Anonymous 2 - people sin. That's their nature. Even saved people sin. They are supposed to "work on it" and Ron is choosing to indulge - that's between him and God. I am choosing not to hate him or judge him; but do what I can to help him realize he has a problem.
Yes this is the excuse I often hear for Christians behaving badly. If the Bible and God are real then these things should not be a problem for supposed Christians. After all you are supposed to be a new creature not the same wretched sinful mess you were before saved. Oh but we have free will and so that explains everything away.
It just does not make sense to me. Most times God it seems is quiet. Too quiet and too invisible.
I am baffled. There is nothing in the Bible that says any believer will be perfected after salvation. It says we are to put to death the old nature; fight sin, resist the devil.
Some do, some don't.
I have to say, since getting saved at age 8 I have always seen God's hand in my life. I haven't always liked His will for me, but I have seen Him working.

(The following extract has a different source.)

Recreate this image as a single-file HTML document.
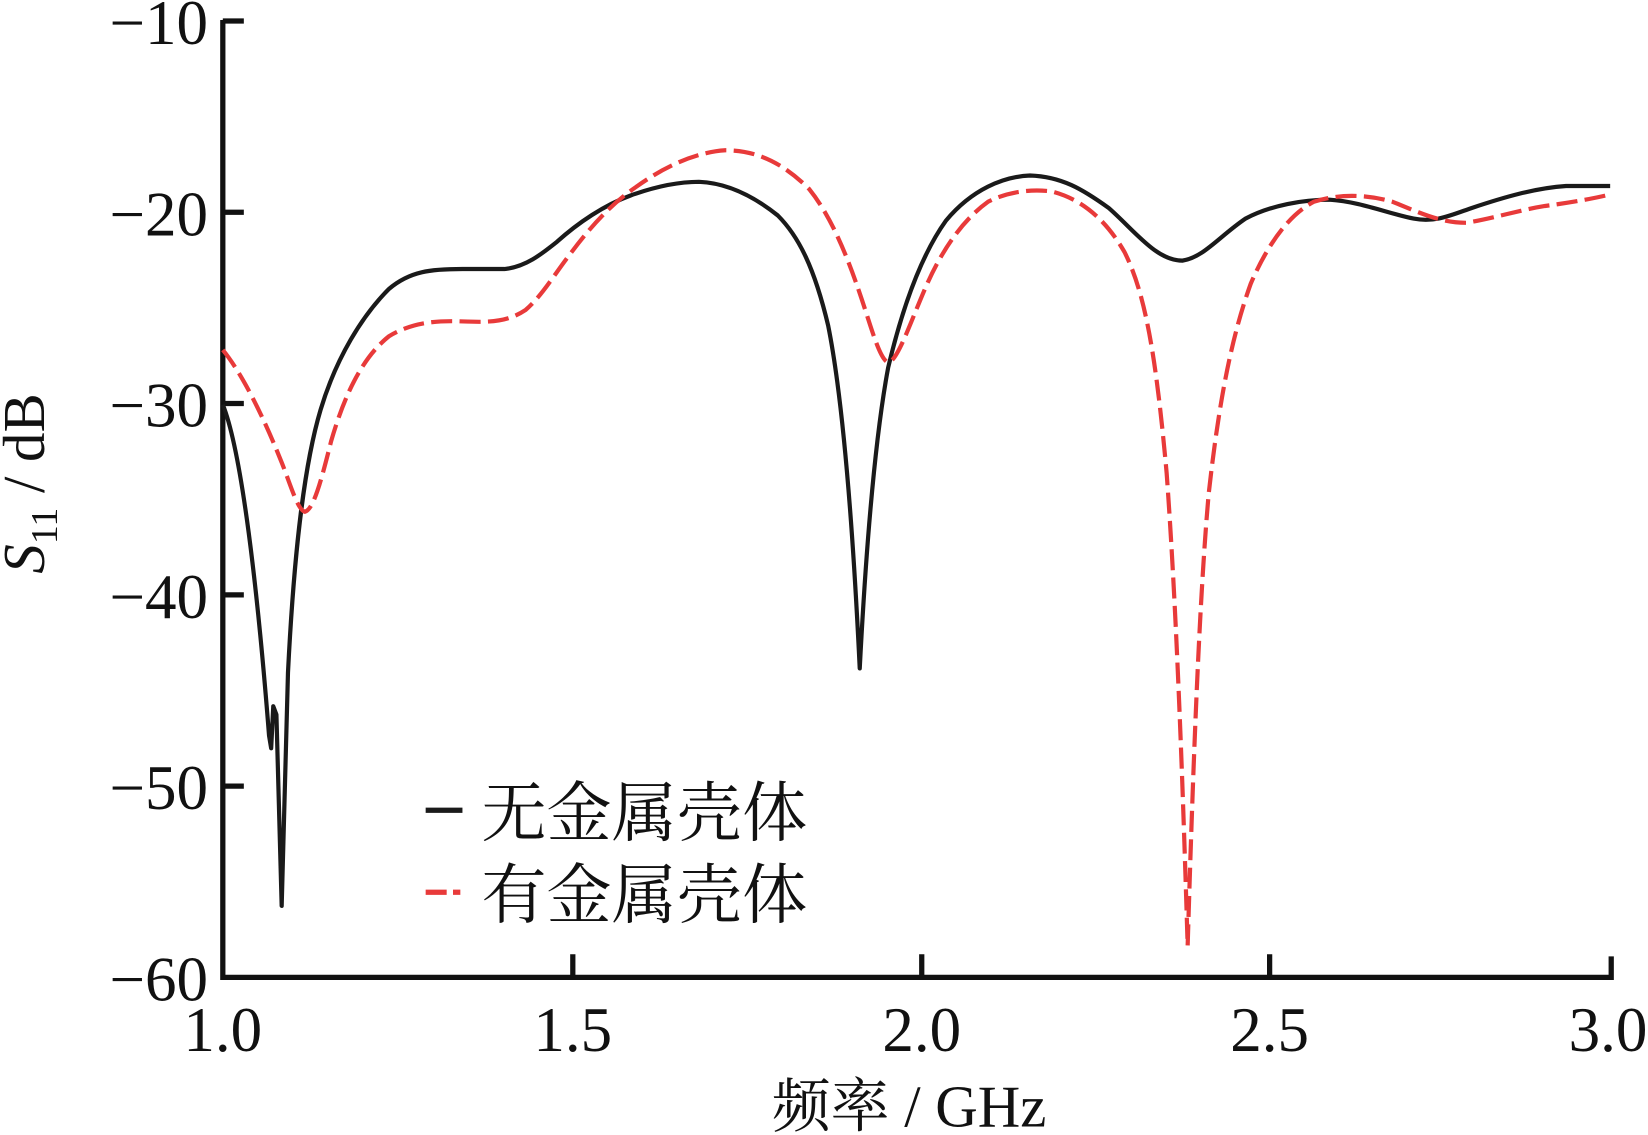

I don't have to defend or protect "Christians" because anyone can say they are a Christian. I have NO idea what or whom you've encountered. A dear friend is dealing with a lot of "Christian" bullying at her kid's school - it's horrific. We're supposed to be better than that. But, like I said, some fight sin; some indulge it.
Am I saying I am perfect? Hell no. But I would like to think that when I catch myself sinning, I pull up, stop, and beat it down, repenting and asking God for help.
I am baffled. There is nothing in the Bible that says any believer will be perfected after salvation. It says we are to put to death the old nature; fight sin, resist the devil.
That statement is where the problem lies for me. There is no way of really knowing. Everyone thinks they are Christian and saved but most are not. Seems like God is just jerking us all around. I believe God exists but not the way people think he does. I believe he is nothing like any pastor christian or church tells us he is like. I believe he allows the devil to exist because he has to. Kinda of like the laws of nature. Good cannot exist without evil and vice versa.
I agree the Devil has to exist. Do I know how? No, but studying a little electronics for my ham radio license taught me you have positive and negative energy. You can't have positive without the negative, and vice verse.
I should probably add here, I blew up a lamp after rewiring it.